Dielectric conductivity and microwave heating behavior of NiO at high temperature

Abstract

Measurement of high-temperature physical properties at microwave frequency is important to interpret the heating behavior of NiO observed in the author’s previous studies. In this study, the impedance (4 Hz–5 MHz) and permittivity [at the microwave frequency (2.45 GHz)] of NiO powder particles were measured from room temperature (RT) to 800 °C. At high frequency above 100 kHz, the conductivity is almost independent of temperature up to a certain temperature (Ti). Above Ti, the conductivity showed a strong positive dependence on the temperature.

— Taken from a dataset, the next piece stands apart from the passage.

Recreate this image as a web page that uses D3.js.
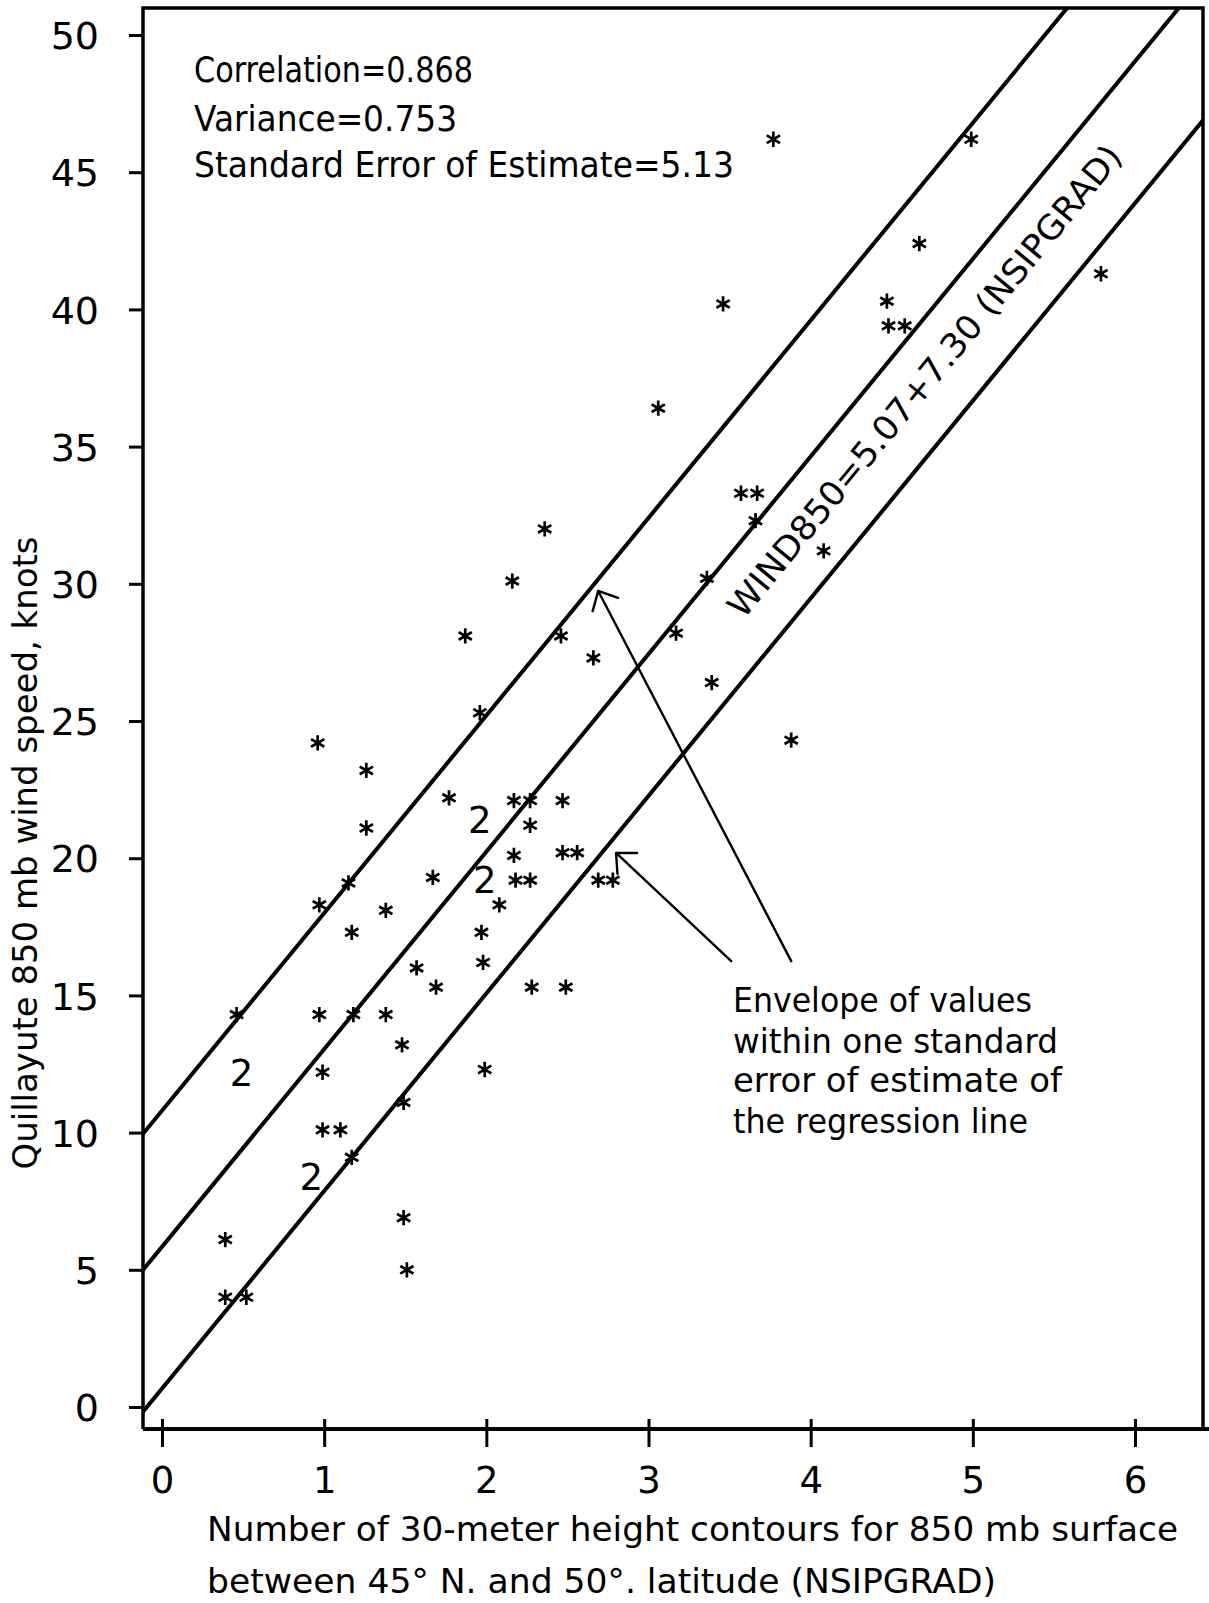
<!DOCTYPE html>
<html><head><meta charset="utf-8">
<script src="https://cdn.jsdelivr.net/npm/d3@7"></script>
<style>body{margin:0;background:#fff}svg{display:block}</style>
</head><body>
<svg id="chart" width="1209" height="1603"></svg>
<script>
// ---- data ----
const yTicks = [0,5,10,15,20,25,30,35,40,45,50];
const xTicks = [0,1,2,3,4,5,6];

// single observations printed as "*"
const starX = [3.77,4.99,4.67,3.46,4.47,4.48,4.58,5.79,3.06,3.57,3.67,3.66,2.36,4.08,2.16,3.36,
  1.87,2.46,3.17,2.66,3.39,1.96,0.96,3.88,1.26,1.77,2.17,2.27,2.47,2.27,1.26,2.17,2.47,2.56,
  1.15,1.67,2.18,2.27,2.69,2.78,0.97,1.38,2.08,1.17,1.97,1.57,1.98,1.69,2.28,2.49,
  0.46,0.97,1.18,1.38,1.48,0.99,1.99,1.49,0.99,1.10,1.17,0.39,1.49,0.39,0.52,1.51];
const starY = [46.2,46.2,42.4,40.2,40.3,39.4,39.4,41.3,36.4,33.3,33.3,32.3,32.0,31.2,30.1,30.2,
  28.1,28.1,28.2,27.3,26.4,25.3,24.2,24.3,23.2,22.2,22.1,22.1,22.1,21.2,21.1,20.1,20.2,20.2,
  19.1,19.3,19.2,19.2,19.2,19.2,18.3,18.1,18.3,17.3,17.3,16.0,16.2,15.3,15.3,15.3,
  14.3,14.3,14.3,14.3,13.2,12.2,12.3,11.1,10.1,10.1,9.1,6.1,6.9,4.0,4.0,5.0];

// coincident pairs printed as "2"
const twoX = [1.96,1.99,0.49,0.92];
const twoY = [21.4,19.2,12.2,8.4];

// hand-drawn lines: regression line and the +/- one standard error envelope
const lineNames = ["upper envelope","regression","lower envelope"];
const lineIntercepts = [10.8,5.84,0.67];
const lineSlopes = [7.2,7.2,7.2];

const statsLines = ["Correlation=0.868","Variance=0.753","Standard Error of Estimate=5.13"];
const equationLabel = "WIND850=5.07+7.30 (NSIPGRAD)";
const envelopeLines = ["Envelope of values","within one standard","error of estimate of","the regression line"];
const yTitle = "Quillayute 850 mb wind speed, knots";
const xTitleLines = ["Number of 30-meter height contours for 850 mb surface","between 45\u00B0 N. and 50\u00B0. latitude (NSIPGRAD)"];

// arrows: tail and tip in data units
const arrowTailX = [3.88,3.51];
const arrowTailY = [16.25,16.25];
const arrowTipX = [2.69,2.80];
const arrowTipY = [29.74,20.19];

// ---- drawing ----
const FONT = "DejaVu Sans, Liberation Sans, sans-serif";
const svg = d3.select("#chart");
const x = d3.scaleLinear().domain([0,6]).range([162,1135]);
const y = d3.scaleLinear().domain([0,50]).range([1407,35]);

const L = 143, T = 8, R = 1203, B = 1429;

svg.append("defs").append("clipPath").attr("id","plot")
  .append("rect").attr("x",L).attr("y",T).attr("width",R-L).attr("height",B-T);

// frame
svg.append("path")
  .attr("d",`M${L},${B}V${T}H${R}V${B}`)
  .attr("fill","none").attr("stroke","#000").attr("stroke-width",3.5);
svg.append("line").attr("x1",L).attr("x2",1209).attr("y1",B).attr("y2",B)
  .attr("stroke","#000").attr("stroke-width",4);

// y axis
const gy = svg.append("g").attr("transform",`translate(${L},0)`)
  .call(d3.axisLeft(y).tickValues(yTicks).tickSize(14).tickPadding(30).tickFormat(d3.format("d")));
gy.select(".domain").remove();
gy.selectAll(".tick line").attr("stroke-width",3);
gy.selectAll(".tick text").attr("font-family",FONT).attr("font-size",38).attr("fill","#000")
  .attr("dy","0.36em");

// x axis
const gx = svg.append("g").attr("transform",`translate(0,${B})`)
  .call(d3.axisBottom(x).tickValues(xTicks).tickSize(18).tickFormat(d3.format("d")));
gx.select(".domain").remove();
gx.selectAll(".tick line").attr("y1",-10).attr("y2",18).attr("stroke-width",3);
gx.selectAll(".tick text").attr("font-family",FONT).attr("font-size",37).attr("fill","#000")
  .attr("y",51).attr("dy","0.36em");

// regression lines
const xmin = x.invert(L), xmax = x.invert(R);
const plot = svg.append("g").attr("clip-path","url(#plot)");
plot.selectAll("line.reg").data(lineNames).join("line").attr("class","reg")
  .attr("x1",x(xmin)).attr("y1",(d,i)=>y(lineIntercepts[i]+lineSlopes[i]*xmin))
  .attr("x2",x(xmax)).attr("y2",(d,i)=>y(lineIntercepts[i]+lineSlopes[i]*xmax))
  .attr("stroke","#000").attr("stroke-width",4).attr("stroke-linecap","round");

// asterisks
const star = d3.symbol().type(d3.symbolAsterisk).size(165);
svg.append("g").selectAll("path").data(starX).join("path")
  .attr("transform",(d,i)=>`translate(${x(d)},${y(starY[i])})`)
  .attr("d",star).attr("fill","none").attr("stroke","#000").attr("stroke-width",2.7);

// "2" glyphs
svg.append("g").selectAll("text").data(twoX).join("text")
  .attr("x",d=>x(d)).attr("y",(d,i)=>y(twoY[i]))
  .attr("text-anchor","middle").attr("dy","0.36em")
  .attr("font-family",FONT).attr("font-size",37).text("2");

// arrows
const arrows = svg.append("g").attr("stroke","#000").attr("stroke-width",2.4).attr("fill","none")
  .attr("stroke-linecap","round").attr("stroke-linejoin","round");
arrowTailX.forEach((tx,i)=>{
  const x0 = x(tx), y0 = y(arrowTailY[i]), x1 = x(arrowTipX[i]), y1 = y(arrowTipY[i]);
  const a = Math.atan2(y0-y1, x0-x1), h = 21, s = 0.75;
  arrows.append("path").attr("d",
    `M${x0},${y0}L${x1},${y1}` +
    `M${x1+h*Math.cos(a-s)},${y1+h*Math.sin(a-s)}L${x1},${y1}L${x1+h*Math.cos(a+s)},${y1+h*Math.sin(a+s)}`);
});

// stats text
const statsBase = [82,131,177], statsLen = [279,263,540];
svg.append("g").selectAll("text").data(statsLines).join("text")
  .attr("x",194).attr("y",(d,i)=>statsBase[i])
  .attr("textLength",(d,i)=>statsLen[i]).attr("lengthAdjust","spacingAndGlyphs")
  .attr("font-family",FONT).attr("font-size",36).text(d=>d);

// equation label along the line
svg.append("text")
  .attr("transform",`translate(${x(4.70)},${y(37.4)}) rotate(-50.6)`)
  .attr("text-anchor","middle").attr("dy","0.36em")
  .attr("textLength",599).attr("lengthAdjust","spacingAndGlyphs")
  .attr("font-family",FONT).attr("font-size",34).text(equationLabel);

// envelope note
const envBase = [1012,1053,1092,1133], envLen = [299,325,329,295];
svg.append("g").selectAll("text").data(envelopeLines).join("text")
  .attr("x",733).attr("y",(d,i)=>envBase[i])
  .attr("textLength",(d,i)=>envLen[i]).attr("lengthAdjust","spacingAndGlyphs")
  .attr("font-family",FONT).attr("font-size",33).text(d=>d);

// axis titles
svg.append("text").attr("transform","translate(25,853) rotate(-90)")
  .attr("text-anchor","middle").attr("dy","0.36em")
  .attr("textLength",633).attr("lengthAdjust","spacingAndGlyphs")
  .attr("font-family",FONT).attr("font-size",33).text(yTitle);
const xtBase = [1541,1593], xtLen = [971,789];
svg.append("g").selectAll("text").data(xTitleLines).join("text")
  .attr("x",207).attr("y",(d,i)=>xtBase[i])
  .attr("textLength",(d,i)=>xtLen[i]).attr("lengthAdjust","spacingAndGlyphs")
  .attr("font-family",FONT).attr("font-size",34).text(d=>d);
</script>
</body></html>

In this region, the apparent activation energy is determined to be 0.51 eV, which is close to that of the previously reported large polaron transport mechanism (band-like conduction). It was also shown that the conductivity increased linearly with frequency and that a dielectric conductivity relation (σ = ωε″) holds, which is different from the hopping mechanism of the small polaron. Considering these results, it was understood that the temperature increase occurred preferentially in the microwave E-field. The slow increase from the room temperature is due to a small but finite dielectric loss at room temperature, and because of the low conductivity, induction current is not effectively generated in the H-field. On the other hand, after a certain time, the temperature rises to reach the large temperature-dependent conductivity, and then, a significant temperature rise occurs.